Rows from a dataset of charts and code:
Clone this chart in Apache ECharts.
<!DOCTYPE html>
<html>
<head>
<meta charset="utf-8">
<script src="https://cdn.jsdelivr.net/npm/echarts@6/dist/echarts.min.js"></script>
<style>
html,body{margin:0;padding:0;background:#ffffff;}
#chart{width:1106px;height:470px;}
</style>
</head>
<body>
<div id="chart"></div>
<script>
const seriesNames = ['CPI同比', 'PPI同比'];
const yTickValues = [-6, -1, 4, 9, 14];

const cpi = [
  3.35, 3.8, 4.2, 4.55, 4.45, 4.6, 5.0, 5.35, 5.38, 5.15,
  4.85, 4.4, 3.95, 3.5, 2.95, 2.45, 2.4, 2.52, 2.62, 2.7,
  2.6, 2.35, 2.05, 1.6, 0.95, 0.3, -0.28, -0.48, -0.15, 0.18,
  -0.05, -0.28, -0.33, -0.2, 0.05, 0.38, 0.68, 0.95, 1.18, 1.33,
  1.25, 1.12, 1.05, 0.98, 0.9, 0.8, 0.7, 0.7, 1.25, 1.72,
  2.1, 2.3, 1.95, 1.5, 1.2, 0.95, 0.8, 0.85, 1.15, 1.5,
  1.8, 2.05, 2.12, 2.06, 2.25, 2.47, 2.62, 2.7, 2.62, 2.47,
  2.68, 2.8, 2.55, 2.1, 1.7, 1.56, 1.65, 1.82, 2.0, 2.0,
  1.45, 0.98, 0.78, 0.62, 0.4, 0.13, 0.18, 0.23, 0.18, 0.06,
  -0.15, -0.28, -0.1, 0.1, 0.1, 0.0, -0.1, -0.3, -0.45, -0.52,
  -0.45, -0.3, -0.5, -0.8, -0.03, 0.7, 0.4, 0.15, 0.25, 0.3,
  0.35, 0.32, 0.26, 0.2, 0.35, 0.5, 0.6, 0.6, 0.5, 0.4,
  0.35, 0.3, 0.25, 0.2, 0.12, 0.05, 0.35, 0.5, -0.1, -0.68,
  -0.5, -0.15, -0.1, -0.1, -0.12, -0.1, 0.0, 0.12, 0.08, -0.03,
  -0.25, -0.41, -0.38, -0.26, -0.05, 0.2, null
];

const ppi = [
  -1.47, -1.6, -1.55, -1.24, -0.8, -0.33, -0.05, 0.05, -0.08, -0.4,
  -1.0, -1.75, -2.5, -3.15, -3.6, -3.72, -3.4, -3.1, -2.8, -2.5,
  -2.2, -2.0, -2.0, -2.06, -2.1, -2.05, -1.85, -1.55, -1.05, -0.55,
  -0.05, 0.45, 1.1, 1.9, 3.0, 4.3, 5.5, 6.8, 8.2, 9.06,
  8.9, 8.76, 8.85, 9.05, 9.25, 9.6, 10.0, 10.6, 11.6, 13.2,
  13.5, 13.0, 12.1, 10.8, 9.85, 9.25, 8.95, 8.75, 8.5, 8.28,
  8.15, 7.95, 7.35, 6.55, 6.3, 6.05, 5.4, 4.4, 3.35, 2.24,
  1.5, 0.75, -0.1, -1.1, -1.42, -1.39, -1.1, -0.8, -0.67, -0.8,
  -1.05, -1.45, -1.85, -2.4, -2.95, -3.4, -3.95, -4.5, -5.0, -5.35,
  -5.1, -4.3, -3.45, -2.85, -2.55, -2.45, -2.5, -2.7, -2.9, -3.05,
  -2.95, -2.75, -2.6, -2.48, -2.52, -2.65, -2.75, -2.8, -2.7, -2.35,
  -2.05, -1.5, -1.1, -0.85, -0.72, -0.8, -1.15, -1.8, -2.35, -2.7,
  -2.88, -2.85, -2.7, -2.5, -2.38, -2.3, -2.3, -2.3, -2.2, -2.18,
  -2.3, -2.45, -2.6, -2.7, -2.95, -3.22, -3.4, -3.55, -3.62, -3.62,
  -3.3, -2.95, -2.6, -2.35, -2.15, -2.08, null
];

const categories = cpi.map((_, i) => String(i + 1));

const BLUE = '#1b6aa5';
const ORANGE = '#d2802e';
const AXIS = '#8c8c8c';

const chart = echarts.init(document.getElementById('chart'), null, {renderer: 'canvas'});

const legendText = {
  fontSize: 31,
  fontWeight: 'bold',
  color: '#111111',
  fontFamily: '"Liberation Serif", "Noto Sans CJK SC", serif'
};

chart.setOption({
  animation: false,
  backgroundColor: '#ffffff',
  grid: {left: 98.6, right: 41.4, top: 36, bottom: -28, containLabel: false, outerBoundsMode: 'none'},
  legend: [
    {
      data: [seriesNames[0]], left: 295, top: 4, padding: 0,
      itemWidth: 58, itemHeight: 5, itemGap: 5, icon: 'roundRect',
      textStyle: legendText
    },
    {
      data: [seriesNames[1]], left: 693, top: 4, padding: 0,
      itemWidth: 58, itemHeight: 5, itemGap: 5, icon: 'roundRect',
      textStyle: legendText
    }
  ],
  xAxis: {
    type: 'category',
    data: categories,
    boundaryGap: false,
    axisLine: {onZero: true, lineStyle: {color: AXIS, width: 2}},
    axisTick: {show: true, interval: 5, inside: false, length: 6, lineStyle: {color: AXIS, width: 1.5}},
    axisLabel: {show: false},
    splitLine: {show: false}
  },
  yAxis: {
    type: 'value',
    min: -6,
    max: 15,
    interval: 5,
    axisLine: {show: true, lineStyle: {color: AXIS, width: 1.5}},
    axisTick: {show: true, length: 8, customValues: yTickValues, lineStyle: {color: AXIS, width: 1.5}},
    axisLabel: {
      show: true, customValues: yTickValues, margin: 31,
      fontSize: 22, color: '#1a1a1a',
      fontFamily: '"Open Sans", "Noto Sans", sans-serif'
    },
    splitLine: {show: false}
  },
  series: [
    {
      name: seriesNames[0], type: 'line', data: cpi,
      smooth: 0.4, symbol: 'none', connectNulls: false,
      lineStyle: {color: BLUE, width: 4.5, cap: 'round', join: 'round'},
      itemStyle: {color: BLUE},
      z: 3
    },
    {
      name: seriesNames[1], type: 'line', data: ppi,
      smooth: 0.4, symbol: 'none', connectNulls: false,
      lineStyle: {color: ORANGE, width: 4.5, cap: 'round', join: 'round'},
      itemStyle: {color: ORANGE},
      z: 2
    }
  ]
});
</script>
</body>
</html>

* * *

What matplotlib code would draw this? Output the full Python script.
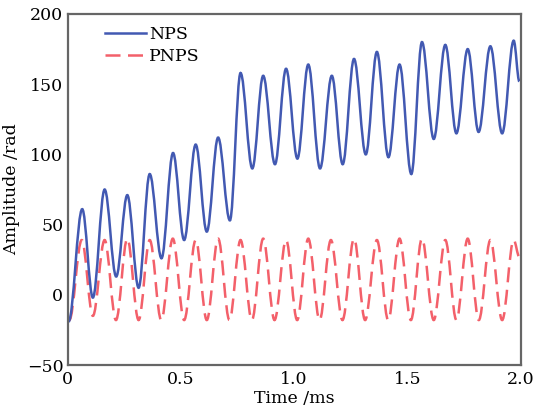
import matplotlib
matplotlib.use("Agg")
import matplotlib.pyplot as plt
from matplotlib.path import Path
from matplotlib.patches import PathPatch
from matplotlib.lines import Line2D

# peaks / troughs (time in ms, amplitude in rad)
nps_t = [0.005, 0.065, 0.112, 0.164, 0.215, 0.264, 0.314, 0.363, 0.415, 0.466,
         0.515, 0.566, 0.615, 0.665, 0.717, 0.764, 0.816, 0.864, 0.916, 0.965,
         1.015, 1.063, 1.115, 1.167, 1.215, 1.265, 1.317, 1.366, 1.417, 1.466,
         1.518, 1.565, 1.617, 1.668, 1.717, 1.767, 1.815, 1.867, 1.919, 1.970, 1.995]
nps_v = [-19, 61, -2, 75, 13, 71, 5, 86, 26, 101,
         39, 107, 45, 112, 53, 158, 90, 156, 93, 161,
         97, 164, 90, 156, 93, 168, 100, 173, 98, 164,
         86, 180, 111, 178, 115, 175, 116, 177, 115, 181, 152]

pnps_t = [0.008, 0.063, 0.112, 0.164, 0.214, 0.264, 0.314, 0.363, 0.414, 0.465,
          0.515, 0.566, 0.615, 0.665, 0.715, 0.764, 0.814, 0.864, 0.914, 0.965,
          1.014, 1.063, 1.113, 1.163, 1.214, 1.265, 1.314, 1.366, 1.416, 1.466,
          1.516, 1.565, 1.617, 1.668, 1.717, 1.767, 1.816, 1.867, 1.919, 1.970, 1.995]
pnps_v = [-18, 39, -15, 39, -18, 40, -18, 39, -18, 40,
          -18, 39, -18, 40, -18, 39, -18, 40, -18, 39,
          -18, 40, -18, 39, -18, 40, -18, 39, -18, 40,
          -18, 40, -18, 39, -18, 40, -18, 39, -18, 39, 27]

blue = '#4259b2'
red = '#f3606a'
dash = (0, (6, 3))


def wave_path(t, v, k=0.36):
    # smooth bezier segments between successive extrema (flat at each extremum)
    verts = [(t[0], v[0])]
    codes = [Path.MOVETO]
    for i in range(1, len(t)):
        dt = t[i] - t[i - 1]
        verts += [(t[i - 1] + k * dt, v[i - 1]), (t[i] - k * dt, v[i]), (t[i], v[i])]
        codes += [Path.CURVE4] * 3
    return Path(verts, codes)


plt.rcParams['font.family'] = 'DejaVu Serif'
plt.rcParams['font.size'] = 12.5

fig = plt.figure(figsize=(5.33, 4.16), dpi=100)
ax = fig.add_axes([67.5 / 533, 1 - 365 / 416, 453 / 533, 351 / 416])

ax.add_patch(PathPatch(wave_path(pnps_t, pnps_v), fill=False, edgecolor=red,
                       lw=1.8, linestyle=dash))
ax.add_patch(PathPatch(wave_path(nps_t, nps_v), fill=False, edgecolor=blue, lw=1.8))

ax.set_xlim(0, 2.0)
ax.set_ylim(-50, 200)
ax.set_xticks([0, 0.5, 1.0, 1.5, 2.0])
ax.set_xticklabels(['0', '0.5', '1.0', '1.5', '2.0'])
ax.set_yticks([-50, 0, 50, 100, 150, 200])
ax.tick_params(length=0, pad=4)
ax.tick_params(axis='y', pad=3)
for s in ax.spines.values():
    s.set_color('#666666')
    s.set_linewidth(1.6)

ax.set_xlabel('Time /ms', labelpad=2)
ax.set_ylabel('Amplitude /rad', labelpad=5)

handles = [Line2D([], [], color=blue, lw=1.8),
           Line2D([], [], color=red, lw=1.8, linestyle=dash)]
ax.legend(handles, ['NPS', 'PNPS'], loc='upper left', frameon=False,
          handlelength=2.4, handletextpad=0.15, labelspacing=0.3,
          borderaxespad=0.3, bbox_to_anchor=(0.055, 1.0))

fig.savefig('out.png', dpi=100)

---

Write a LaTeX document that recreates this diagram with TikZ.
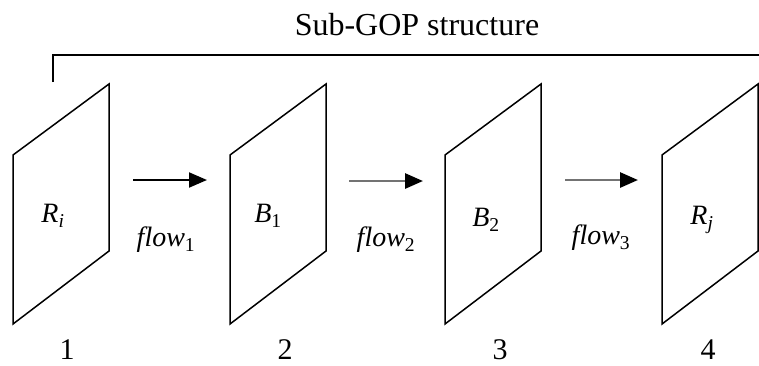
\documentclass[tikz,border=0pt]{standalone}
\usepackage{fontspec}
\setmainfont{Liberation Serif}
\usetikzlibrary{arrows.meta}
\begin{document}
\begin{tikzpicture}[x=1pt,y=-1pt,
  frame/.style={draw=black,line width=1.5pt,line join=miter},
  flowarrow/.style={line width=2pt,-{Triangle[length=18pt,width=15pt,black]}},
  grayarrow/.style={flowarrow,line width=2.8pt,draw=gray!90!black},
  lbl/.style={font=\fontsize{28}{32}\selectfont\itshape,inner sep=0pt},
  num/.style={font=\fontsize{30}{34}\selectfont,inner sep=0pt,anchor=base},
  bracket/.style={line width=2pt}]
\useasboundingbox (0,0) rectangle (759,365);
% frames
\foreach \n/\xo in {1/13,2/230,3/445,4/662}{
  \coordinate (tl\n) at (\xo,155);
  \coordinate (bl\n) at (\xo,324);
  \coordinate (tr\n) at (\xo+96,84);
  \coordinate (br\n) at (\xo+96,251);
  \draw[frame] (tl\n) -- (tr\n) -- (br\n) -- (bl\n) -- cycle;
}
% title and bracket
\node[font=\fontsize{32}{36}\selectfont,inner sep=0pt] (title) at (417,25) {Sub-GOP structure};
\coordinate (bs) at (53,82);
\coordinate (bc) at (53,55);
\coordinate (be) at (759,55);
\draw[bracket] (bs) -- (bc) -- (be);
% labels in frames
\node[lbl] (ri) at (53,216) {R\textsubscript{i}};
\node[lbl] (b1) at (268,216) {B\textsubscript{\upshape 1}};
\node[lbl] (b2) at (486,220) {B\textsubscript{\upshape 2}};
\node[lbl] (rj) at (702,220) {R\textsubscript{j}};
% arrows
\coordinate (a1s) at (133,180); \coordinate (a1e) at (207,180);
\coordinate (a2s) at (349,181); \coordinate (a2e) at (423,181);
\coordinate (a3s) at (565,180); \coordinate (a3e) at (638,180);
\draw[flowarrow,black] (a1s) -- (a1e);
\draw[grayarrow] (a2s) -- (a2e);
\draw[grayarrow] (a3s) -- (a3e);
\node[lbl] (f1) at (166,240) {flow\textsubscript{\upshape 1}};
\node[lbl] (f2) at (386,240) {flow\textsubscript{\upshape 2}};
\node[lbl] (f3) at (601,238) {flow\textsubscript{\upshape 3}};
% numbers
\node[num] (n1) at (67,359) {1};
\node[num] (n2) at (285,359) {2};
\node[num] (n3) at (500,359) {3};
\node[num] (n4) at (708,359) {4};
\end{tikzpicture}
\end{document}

**Work to do:** Nothing but the lines from the one with "What matplotlib code" through the one with "from matplotlib.lines import Line2D" should be copied, word for word. Pictures are left out.

**Full solution:**
What matplotlib code would draw this? Output the full Python script.
import matplotlib
matplotlib.use("Agg")
import matplotlib.pyplot as plt
from matplotlib.path import Path
from matplotlib.patches import PathPatch
from matplotlib.lines import Line2D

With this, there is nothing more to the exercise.